Create VQA annotations

VQA annotations consist of question-answer pairs that teach your model to understand and respond to visual queries. Each image can have multiple questions, and each question should have a clear, concise answer.

Add a question-answer pair

  1. On the right side, in the Visual Question Answering panel, click + Add Question
VQA question field
  1. Type your question in the Question field

  2. Type the answer in the Answer field

  3. Click Add to save the question-answer pair

The annotation appears in the Visual Question Answering panel on the right. You can edit or delete it later if needed.

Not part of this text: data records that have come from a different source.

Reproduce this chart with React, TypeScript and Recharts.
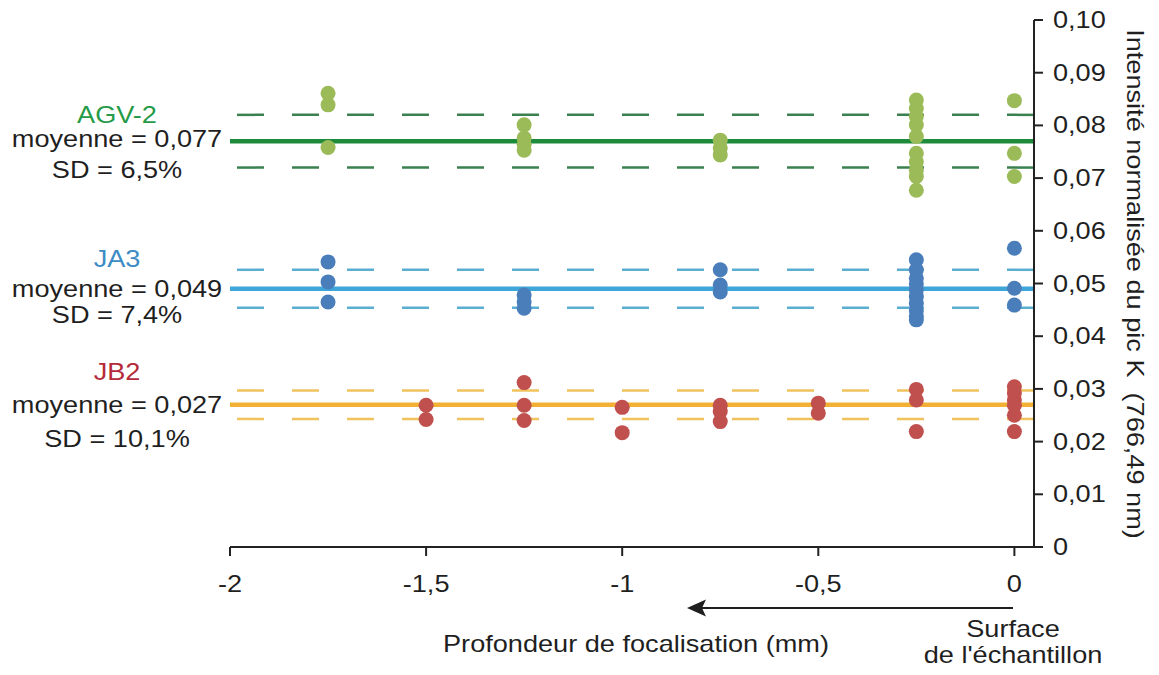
import React from 'react';
import { ScatterChart, Scatter, XAxis, YAxis, ReferenceLine } from 'recharts';

// ---- Data ----
const xTicks = [-2, -1.5, -1, -0.5, 0];
const yTicks = [0, 0.01, 0.02, 0.03, 0.04, 0.05, 0.06, 0.07, 0.08, 0.09, 0.1];

const agv2Points = [
  { depth: -1.75, intensity: 0.0861 },
  { depth: -1.75, intensity: 0.0839 },
  { depth: -1.75, intensity: 0.0758 },
  { depth: -1.25, intensity: 0.0801 },
  { depth: -1.25, intensity: 0.0776 },
  { depth: -1.25, intensity: 0.0764 },
  { depth: -1.25, intensity: 0.0753 },
  { depth: -0.75, intensity: 0.0772 },
  { depth: -0.75, intensity: 0.0757 },
  { depth: -0.75, intensity: 0.0744 },
  { depth: -0.25, intensity: 0.0848 },
  { depth: -0.25, intensity: 0.0832 },
  { depth: -0.25, intensity: 0.0817 },
  { depth: -0.25, intensity: 0.0801 },
  { depth: -0.25, intensity: 0.0779 },
  { depth: -0.25, intensity: 0.0747 },
  { depth: -0.25, intensity: 0.0731 },
  { depth: -0.25, intensity: 0.0715 },
  { depth: -0.25, intensity: 0.0703 },
  { depth: -0.25, intensity: 0.0677 },
  { depth: 0, intensity: 0.0847 },
  { depth: 0, intensity: 0.0747 },
  { depth: 0, intensity: 0.0703 },
];

const ja3Points = [
  { depth: -1.75, intensity: 0.0541 },
  { depth: -1.75, intensity: 0.0503 },
  { depth: -1.75, intensity: 0.0465 },
  { depth: -1.25, intensity: 0.0478 },
  { depth: -1.25, intensity: 0.0465 },
  { depth: -1.25, intensity: 0.0453 },
  { depth: -0.75, intensity: 0.0526 },
  { depth: -0.75, intensity: 0.0497 },
  { depth: -0.75, intensity: 0.0484 },
  { depth: -0.25, intensity: 0.0545 },
  { depth: -0.25, intensity: 0.0526 },
  { depth: -0.25, intensity: 0.051 },
  { depth: -0.25, intensity: 0.0499 },
  { depth: -0.25, intensity: 0.0488 },
  { depth: -0.25, intensity: 0.0475 },
  { depth: -0.25, intensity: 0.0462 },
  { depth: -0.25, intensity: 0.0449 },
  { depth: -0.25, intensity: 0.0438 },
  { depth: -0.25, intensity: 0.0431 },
  { depth: 0, intensity: 0.0567 },
  { depth: 0, intensity: 0.0491 },
  { depth: 0, intensity: 0.0459 },
];

const jb2Points = [
  { depth: -1.5, intensity: 0.0269 },
  { depth: -1.5, intensity: 0.0242 },
  { depth: -1.25, intensity: 0.0312 },
  { depth: -1.25, intensity: 0.0269 },
  { depth: -1.25, intensity: 0.024 },
  { depth: -1, intensity: 0.0265 },
  { depth: -1, intensity: 0.0217 },
  { depth: -0.75, intensity: 0.0269 },
  { depth: -0.75, intensity: 0.0257 },
  { depth: -0.75, intensity: 0.0238 },
  { depth: -0.5, intensity: 0.0273 },
  { depth: -0.5, intensity: 0.0254 },
  { depth: -0.25, intensity: 0.0299 },
  { depth: -0.25, intensity: 0.0279 },
  { depth: -0.25, intensity: 0.0219 },
  { depth: 0, intensity: 0.0304 },
  { depth: 0, intensity: 0.0292 },
  { depth: 0, intensity: 0.0279 },
  { depth: 0, intensity: 0.0269 },
  { depth: 0, intensity: 0.025 },
  { depth: 0, intensity: 0.0219 },
];

const sampleNames = ['AGV-2', 'JA3', 'JB2'];
const sampleMeans = [0.077, 0.049, 0.027];
const sampleUpper = [0.082, 0.0526, 0.0297];
const sampleLower = [0.072, 0.0454, 0.0243];
const meanLabels = ['moyenne = 0,077', 'moyenne = 0,049', 'moyenne = 0,027'];
const sdLabels = ['SD = 6,5%', 'SD = 7,4%', 'SD = 10,1%'];

// ---- Styles ----
const FONT = '"Liberation Sans", Arial, Helvetica, sans-serif';
const SX = 1.18;
const FS = 23;
const TEXT = '#1f1f1f';
const dotColors = ['#9bbb59', '#4a7ebb', '#c0504d'];
const meanColors = ['#1e8b3c', '#3ea6d8', '#f2b134'];
const bandColors = ['#3b8150', '#5aaed2', '#f0c35e'];
const nameColors = ['#259b48', '#3c8cc4', '#b52a3a'];
const nameOffsets = [-18, -22, -25];
const meanOffsets = [6, 8, 8];
const sdOffsets = [37, 34, 42];
const labelCenterX = 117;

const comma = (v: number) => String(v).replace('.', ',');
const yFmt = (v: number) => (v === 0 ? '0' : v.toFixed(2).replace('.', ','));

const StretchText = ({ x, y, anchor, fill, children }: any) => (
  <g transform={`translate(${x},${y}) scale(${SX},1)`}>
    <text x={0} y={0} textAnchor={anchor} fill={fill} fontSize={FS} fontFamily={FONT}>
      {children}
    </text>
  </g>
);

const XTick = (props: any) => {
  const { x, y, payload } = props;
  return <StretchText x={x} y={y + 36} anchor="middle" fill={TEXT}>{comma(payload.value)}</StretchText>;
};

const YTick = (props: any) => {
  const { x, y, payload } = props;
  return <StretchText x={x} y={y + 8} anchor="start" fill={TEXT}>{yFmt(payload.value)}</StretchText>;
};

const makeDot = (color: string) => (p: any) => (
  <circle cx={p.cx} cy={p.cy} r={7.5} fill={color} stroke="none" />
);

const makeGroupLabel = (i: number) => (props: any) => {
  const vb = props.viewBox || {};
  const ly = vb.y;
  const cx = vb.x - (230 - labelCenterX);
  return (
    <g>
      <StretchText x={cx} y={ly + nameOffsets[i]} anchor="middle" fill={nameColors[i]}>{sampleNames[i]}</StretchText>
      <StretchText x={cx} y={ly + meanOffsets[i]} anchor="middle" fill={TEXT}>{meanLabels[i]}</StretchText>
      <StretchText x={cx} y={ly + sdOffsets[i]} anchor="middle" fill={TEXT}>{sdLabels[i]}</StretchText>
    </g>
  );
};

const seriesPoints = [agv2Points, ja3Points, jb2Points];

export default function App() {
  return (
    <div style={{ position: 'absolute', left: 0, top: 0, width: 1159, height: 675, background: '#fff' }}>
      <ScatterChart width={1159} height={675} margin={{ top: 20, right: 0, bottom: 0, left: 230 }}>
        <XAxis
          type="number"
          dataKey="depth"
          domain={[-2, 0.05]}
          ticks={xTicks}
          interval={0}
          allowDataOverflow
          height={128}
          tickSize={9}
          tickMargin={0}
          stroke="#222"
          strokeWidth={2}
          tick={<XTick />}
        />
        <YAxis
          type="number"
          dataKey="intensity"
          orientation="right"
          domain={[0, 0.1]}
          ticks={yTicks}
          interval={0}
          allowDataOverflow
          width={125}
          tickSize={9}
          tickMargin={10}
          stroke="#222"
          strokeWidth={2}
          tick={<YTick />}
        />
        {sampleMeans.map((m, i) => (
          <ReferenceLine key={'u' + i} y={sampleUpper[i]} stroke={bandColors[i]} strokeWidth={2.5} strokeDasharray="27 28" />
        ))}
        {sampleMeans.map((m, i) => (
          <ReferenceLine key={'l' + i} y={sampleLower[i]} stroke={bandColors[i]} strokeWidth={2.5} strokeDasharray="27 28" />
        ))}
        {sampleMeans.map((m, i) => (
          <ReferenceLine key={'m' + i} y={m} stroke={meanColors[i]} strokeWidth={4.5} label={makeGroupLabel(i)} />
        ))}
        {seriesPoints.map((pts, i) => (
          <Scatter
            key={'s' + i}
            name={sampleNames[i]}
            data={pts}
            fill={dotColors[i]}
            shape={makeDot(dotColors[i])}
            isAnimationActive={false}
          />
        ))}
      </ScatterChart>
      <svg width={1159} height={675} style={{ position: 'absolute', left: 0, top: 0, pointerEvents: 'none' }}>
        <g transform="translate(1127,284) rotate(90) scale(1.18,1)">
          <text x={0} y={0} textAnchor="middle" fontSize={FS} fontFamily={FONT} fill={TEXT} style={{ whiteSpace: 'pre' }}>
            {'Intensité normalisée du pic K  (766,49 nm)'}
          </text>
        </g>
        <line x1={1013} y1={608} x2={700} y2={608} stroke="#1f1f1f" strokeWidth={2} />
        <path d="M687,608 L706,599.5 L702,608 L706,616.5 Z" fill="#1f1f1f" />
        <StretchText x={636} y={652} anchor="middle" fill={TEXT}>Profondeur de focalisation (mm)</StretchText>
        <StretchText x={1013} y={637} anchor="middle" fill={TEXT}>Surface</StretchText>
        <StretchText x={1013} y={663} anchor="middle" fill={TEXT}>de l'échantillon</StretchText>
      </svg>
    </div>
  );
}
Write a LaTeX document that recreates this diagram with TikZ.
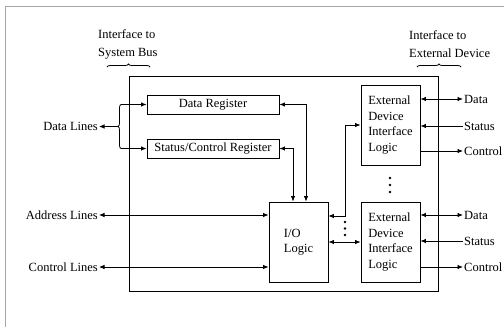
\documentclass[tikz,border=0pt]{standalone}
\usepackage{fontspec}
\setmainfont{Liberation Serif}
\usetikzlibrary{arrows.meta,decorations.pathreplacing,calc}
\begin{document}
\begin{tikzpicture}[x=1pt,y=-1pt,
  box/.style={draw,line width=0.9pt,inner sep=0pt,font=\fontsize{12.5}{15.5}\selectfont},
  lbl/.style={inner sep=1pt,font=\fontsize{12.5}{15}\selectfont},
  toplbl/.style={inner sep=0pt,align=left,font=\fontsize{12.5}{18}\selectfont},
  tip/.tip={Latex[length=5.5pt,width=4.5pt]},
  dbl/.style={line width=0.8pt,tip-tip},
  sarr/.style={line width=0.8pt,-tip},
  bracedeco/.style={line width=0.8pt,decorate,decoration={brace,amplitude=3pt}}]
\useasboundingbox (0,0) rectangle (504,327);
\draw[gray!70,line width=1pt] (5,327) -- (5,6) -- (504,6);

% boxes
\node[box,minimum width=309pt,minimum height=215pt] (main) at (283.5,183.5) {};
\node[box,minimum width=132pt,minimum height=19pt] (dr) at (213,104.5) {Data Register};
\node[box,minimum width=132pt,minimum height=19pt] (scr) at (213,148.5) {Status/Control Register};
\node[box,minimum width=59pt,minimum height=80pt,align=left] (ext1) at (390.5,125) {External\\Device\\Interface\\Logic};
\node[box,minimum width=59pt,minimum height=80pt,align=left] (ext2) at (390.5,242) {External\\Device\\Interface\\Logic};
\node[box,minimum width=59pt,minimum height=80pt,align=left] (io) at (298.5,242) {I/O\\Logic};

% top labels
\node[toplbl,anchor=west] (tl) at (98,44) {Interface to\\System Bus};
\node[toplbl,anchor=west] (tr) at (409,44) {Interface to\\External Device};
\coordinate (tlb1) at (107,67); \coordinate (tlb2) at (150,67);
\coordinate (trb1) at (417,67); \coordinate (trb2) at (461,67);
\draw[bracedeco] (tlb1) -- (tlb2);
\draw[bracedeco] (trb1) -- (trb2);

% left labels
\node[lbl,anchor=east] (dl) at (99,126.5) {Data Lines};
\node[lbl,anchor=east] (al) at (99,215) {Address Lines};
\node[lbl,anchor=east] (cl) at (99,267) {Control Lines};

% right labels
\node[lbl,anchor=west] (d1) at (463,99) {Data};
\node[lbl,anchor=west] (s1) at (463,126) {Status};
\node[lbl,anchor=west] (c1) at (463,151) {Control};
\node[lbl,anchor=west] (d2) at (463,215) {Data};
\node[lbl,anchor=west] (s2) at (463,241) {Status};
\node[lbl,anchor=west] (c2) at (463,267) {Control};

% data lines brace
\coordinate (bt) at (121,104.5);
\coordinate (bb) at (121,148.5);
\coordinate (btip) at (118,126.5);
\draw[bracedeco] (bb) -- (bt);
\draw[sarr] (bt) -- (dr.west);
\draw[sarr] (bb) -- (scr.west);
\draw[sarr] (btip) -- (dl.east);

% address / control lines
\draw[dbl] (al.east) -- (al.east -| io.west);
\draw[dbl] (cl.east) -- (cl.east -| io.west);

% registers to I/O logic
\draw[dbl] (dr.east) -| ([xshift=7.5pt]io.north);
\draw[dbl] (scr.east) -| ([xshift=-5.5pt]io.north);

% I/O logic to external device logic
\coordinate (j) at (345,125);
\draw[dbl] ([yshift=26pt]io.east) -| (j) -- (ext1.west);
\draw[dbl] (io.east) -- (ext2.west);

% right side lines
\draw[dbl] (d1.west -| ext1.east) -- (d1.west);
\draw[sarr] (s1.west) -- (s1.west -| ext1.east);
\draw[sarr] (c1.west -| ext1.east) -- (c1.west);
\draw[dbl] (d2.west -| ext2.east) -- (d2.west);
\draw[sarr] (s2.west) -- (s2.west -| ext2.east);
\draw[sarr] (c2.west -| ext2.east) -- (c2.west);

% ellipsis dots
\foreach \y in {222,228.5,235} \fill (345,\y) circle (1.3);
\foreach \y in {178,185,192} \fill (390,\y) circle (1.3);
\end{tikzpicture}
\end{document}
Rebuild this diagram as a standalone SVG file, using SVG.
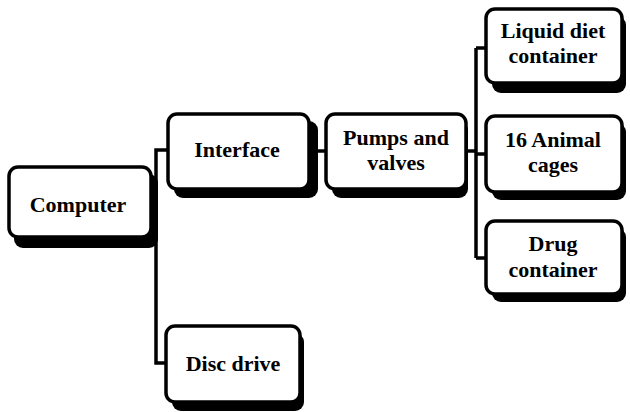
<svg xmlns="http://www.w3.org/2000/svg" width="630" height="412" viewBox="0 0 630 412">
<style>
.sh{fill:#000}
.bx{fill:#fff;stroke:#000;stroke-width:3.5}
.t{font-family:"Liberation Serif","Times New Roman",serif;font-weight:bold;font-size:22px;fill:#000;text-anchor:middle}
.c{fill:none;stroke:#000;stroke-width:3.5}
</style>
<rect width="630" height="412" fill="#fff"/>
<g id="connectors">
<path class="c" d="M156,222 V150 H168"/>
<path class="c" d="M156,222 V363 H166"/>
<path class="c" d="M316,151 H326"/>
<path class="c" d="M468,151 H476"/>
<path class="c" d="M476,48 V258"/>
<path class="c" d="M476,48 H486"/>
<path class="c" d="M476,154 H486"/>
<path class="c" d="M476,258 H486"/>
</g>
<g id="computer">
<rect class="sh" x="14" y="174" width="144" height="74" rx="9"/>
<rect class="bx" x="9" y="167" width="142" height="70" rx="9"/>
<text class="t" x="78" y="212">Computer</text>
</g>
<g id="interface">
<rect class="sh" x="174" y="121" width="144" height="77" rx="9"/>
<rect class="bx" x="168" y="114" width="141" height="75" rx="9"/>
<text class="t" x="237" y="157">Interface</text>
</g>
<g id="pumps">
<rect class="sh" x="332" y="121" width="136" height="77" rx="9"/>
<rect class="bx" x="326" y="114" width="140" height="75" rx="9"/>
<text class="t" x="396" y="145">Pumps and</text>
<text class="t" x="396" y="170">valves</text>
</g>
<g id="liquid">
<rect class="sh" x="492" y="16" width="134" height="77" rx="9"/>
<rect class="bx" x="486" y="9" width="136" height="74" rx="9"/>
<text class="t" x="553" y="38">Liquid diet</text>
<text class="t" x="553" y="63">container</text>
</g>
<g id="cages">
<rect class="sh" x="492" y="123" width="134" height="77" rx="9"/>
<rect class="bx" x="486" y="116" width="136" height="76" rx="9"/>
<text class="t" x="553" y="147">16 Animal</text>
<text class="t" x="553" y="172">cages</text>
</g>
<g id="drug">
<rect class="sh" x="492" y="228" width="134" height="74" rx="9"/>
<rect class="bx" x="486" y="221" width="136" height="73" rx="9"/>
<text class="t" x="553" y="251">Drug</text>
<text class="t" x="553" y="277">container</text>
</g>
<g id="disc">
<rect class="sh" x="172" y="333" width="132" height="78" rx="9"/>
<rect class="bx" x="166" y="326" width="134" height="76" rx="9"/>
<text class="t" x="233" y="371">Disc drive</text>
</g>
</svg>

Word and character count tracking:

The bottom right corner displays the total word and character count for all question-answer pairs on the current image. This helps you:

  • Monitor annotation length across your dataset
  • Ensure consistency in answer detail
  • Track overall annotation volume

To view individual QA pair statistics:

  • Click on any question-answer pair in the right panel
  • The bottom right counter updates to show words and characters for that specific pair
  • This helps identify verbose answers that should be kept concise

Best practices for VQA annotations

  • Be specific — Ask clear, focused questions (see Write effective questions)
  • Keep answers concise — Short answers work better for training (monitor using the word count)
  • Stay consistent — Use similar phrasing across similar questions
  • Vary question types — Include different question types (counting, colors, presence/absence, descriptions)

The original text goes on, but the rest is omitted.